### THE DATA ###

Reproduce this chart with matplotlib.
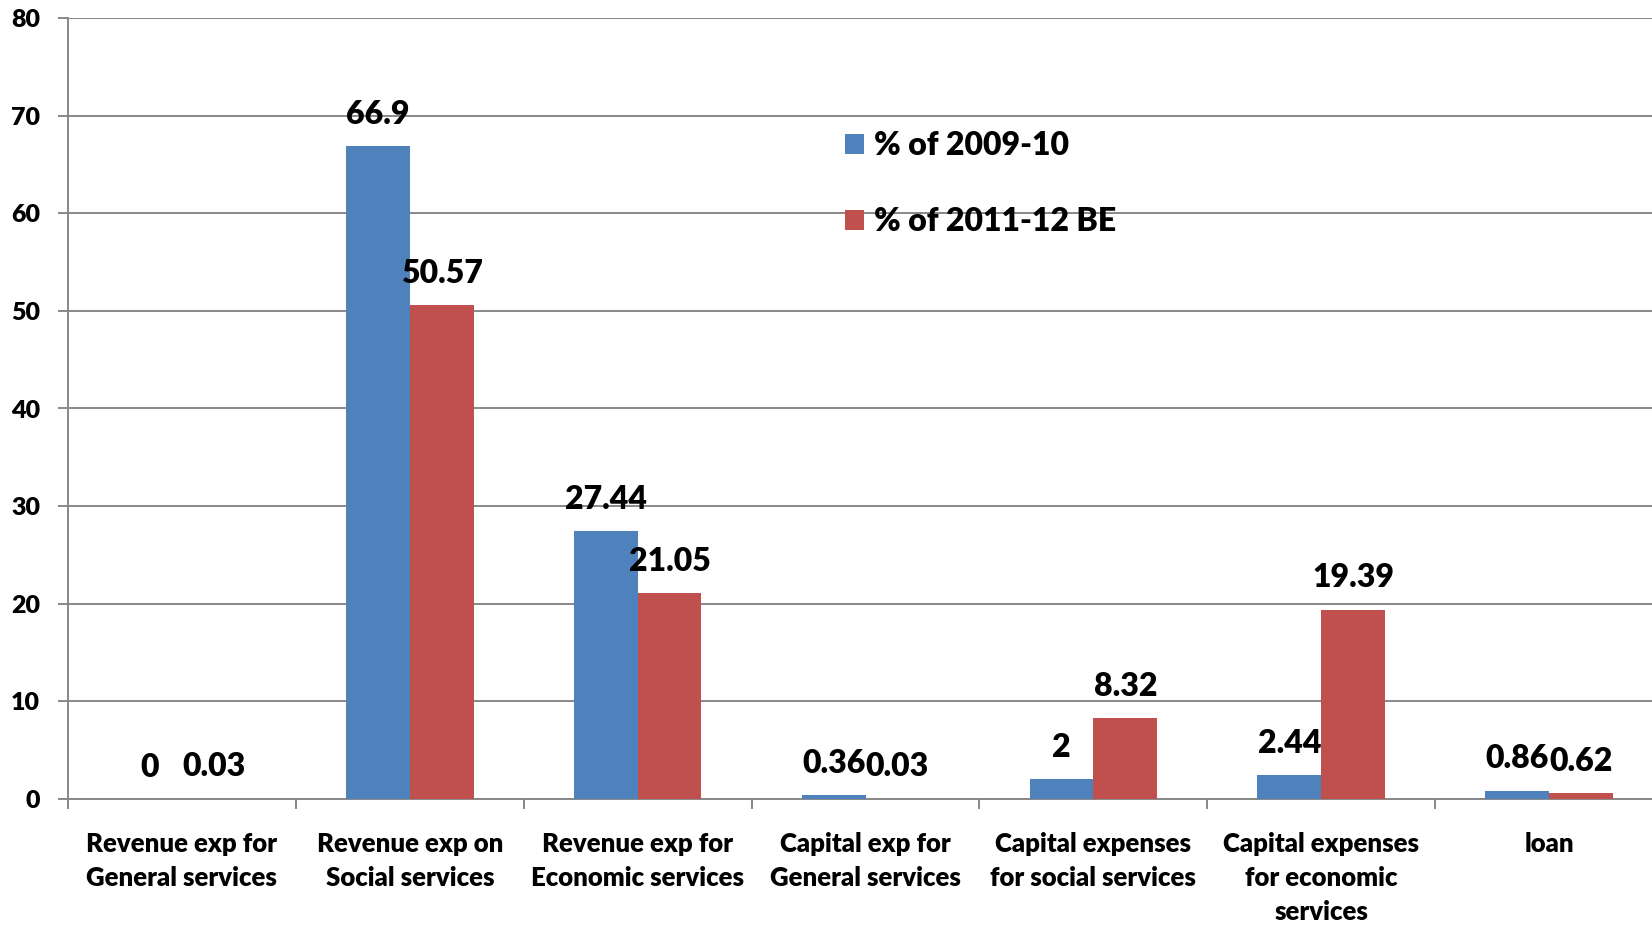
import matplotlib.pyplot as plt
import numpy as np

categories = ["Revenue exp for\nGeneral services", "Revenue exp on\nSocial services",
              "Revenue exp for\nEconomic services", "Capital exp for\nGeneral services",
              "Capital expenses\nfor social services", "Capital expenses\nfor economic\nservices",
              "loan"]
pct_2009 = [0, 66.9, 27.44, 0.36, 2, 2.44, 0.86]
pct_2011 = [0.03, 50.57, 21.05, 0.03, 8.32, 19.39, 0.62]
labels_2009 = ["0", "66.9", "27.44", "0.36", "2", "2.44", "0.86"]
labels_2011 = ["0.03", "50.57", "21.05", "0.03", "8.32", "19.39", "0.62"]

plt.rcParams['font.family'] = ['Lato', 'DejaVu Sans']
WEIGHT = 'heavy'

BLUE = "#4F81BD"
RED = "#C0504D"
GRID = "#888888"

fig = plt.figure(figsize=(16.52, 9.26), dpi=100)
ax = fig.add_axes([68 / 1652, 1 - 799 / 926, (1663 - 68) / 1652, (799 - 18) / 926])

x = np.arange(len(categories))
w = 0.28
b1 = ax.bar(x - w / 2, pct_2009, w, color=BLUE, label="% of 2009-10", zorder=3)
b2 = ax.bar(x + w / 2, pct_2011, w, color=RED, label="% of 2011-12 BE", zorder=3)

for bars, labs in ((b1, labels_2009), (b2, labels_2011)):
    for rect, lab in zip(bars, labs):
        ax.annotate(lab, (rect.get_x() + rect.get_width() / 2, rect.get_height()),
                    xytext=(0, 16), textcoords="offset points", ha="center", va="baseline",
                    fontsize=23, fontweight=WEIGHT, zorder=4)

ax.set_xlim(-0.5, len(categories) - 0.5)
ax.set_ylim(0, 80)
ax.set_yticks(range(0, 81, 10))
ax.yaxis.grid(True, color=GRID, linewidth=1.4, zorder=0)
ax.set_axisbelow(True)

ax.set_xticks(x)
ax.set_xticklabels(categories, fontsize=18.5, fontweight=WEIGHT, linespacing=1.48, va="top")
ax.tick_params(axis="x", length=0, pad=24)
ax.set_xticks(np.arange(-0.5, len(categories) - 0.4, 1), minor=True)
ax.tick_params(axis="x", which="minor", length=7, width=1.4, color=GRID, direction="out")
ax.tick_params(axis="y", length=7, width=1.4, color=GRID, labelsize=18, pad=13)
for t in ax.get_yticklabels():
    t.set_fontweight(WEIGHT)

for s in ("top", "right"):
    ax.spines[s].set_visible(False)
for s in ("left", "bottom"):
    ax.spines[s].set_color(GRID)
    ax.spines[s].set_linewidth(1.4)

ax.legend(loc="upper left", bbox_to_anchor=(0.469, 0.892), frameon=False,
          prop={"size": 23, "weight": WEIGHT}, handlelength=0.6, handleheight=0.6,
          handletextpad=0.3, labelspacing=1.48)

fig.savefig("out.png", dpi=100)
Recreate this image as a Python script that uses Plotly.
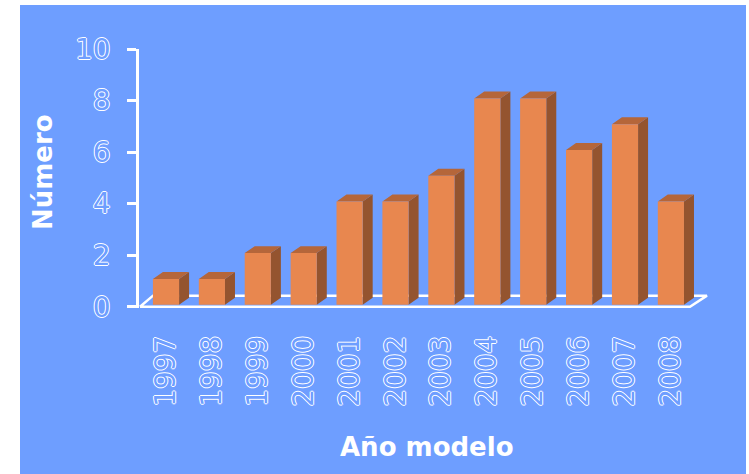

###

◆ WHAT THE TASK ASKS
From the first line above to the line containing "ax.set_axisbelow(True)", repeat each line exactly. Pictures stay out.

◆ ANSWER IN FULL
Reproduce this chart with matplotlib.
import matplotlib.pyplot as plt
import numpy as np

categories = ["Revenue exp for\nGeneral services", "Revenue exp on\nSocial services",
              "Revenue exp for\nEconomic services", "Capital exp for\nGeneral services",
              "Capital expenses\nfor social services", "Capital expenses\nfor economic\nservices",
              "loan"]
pct_2009 = [0, 66.9, 27.44, 0.36, 2, 2.44, 0.86]
pct_2011 = [0.03, 50.57, 21.05, 0.03, 8.32, 19.39, 0.62]
labels_2009 = ["0", "66.9", "27.44", "0.36", "2", "2.44", "0.86"]
labels_2011 = ["0.03", "50.57", "21.05", "0.03", "8.32", "19.39", "0.62"]

plt.rcParams['font.family'] = ['Lato', 'DejaVu Sans']
WEIGHT = 'heavy'

BLUE = "#4F81BD"
RED = "#C0504D"
GRID = "#888888"

fig = plt.figure(figsize=(16.52, 9.26), dpi=100)
ax = fig.add_axes([68 / 1652, 1 - 799 / 926, (1663 - 68) / 1652, (799 - 18) / 926])

x = np.arange(len(categories))
w = 0.28
b1 = ax.bar(x - w / 2, pct_2009, w, color=BLUE, label="% of 2009-10", zorder=3)
b2 = ax.bar(x + w / 2, pct_2011, w, color=RED, label="% of 2011-12 BE", zorder=3)

for bars, labs in ((b1, labels_2009), (b2, labels_2011)):
    for rect, lab in zip(bars, labs):
        ax.annotate(lab, (rect.get_x() + rect.get_width() / 2, rect.get_height()),
                    xytext=(0, 16), textcoords="offset points", ha="center", va="baseline",
                    fontsize=23, fontweight=WEIGHT, zorder=4)

ax.set_xlim(-0.5, len(categories) - 0.5)
ax.set_ylim(0, 80)
ax.set_yticks(range(0, 81, 10))
ax.yaxis.grid(True, color=GRID, linewidth=1.4, zorder=0)
ax.set_axisbelow(True)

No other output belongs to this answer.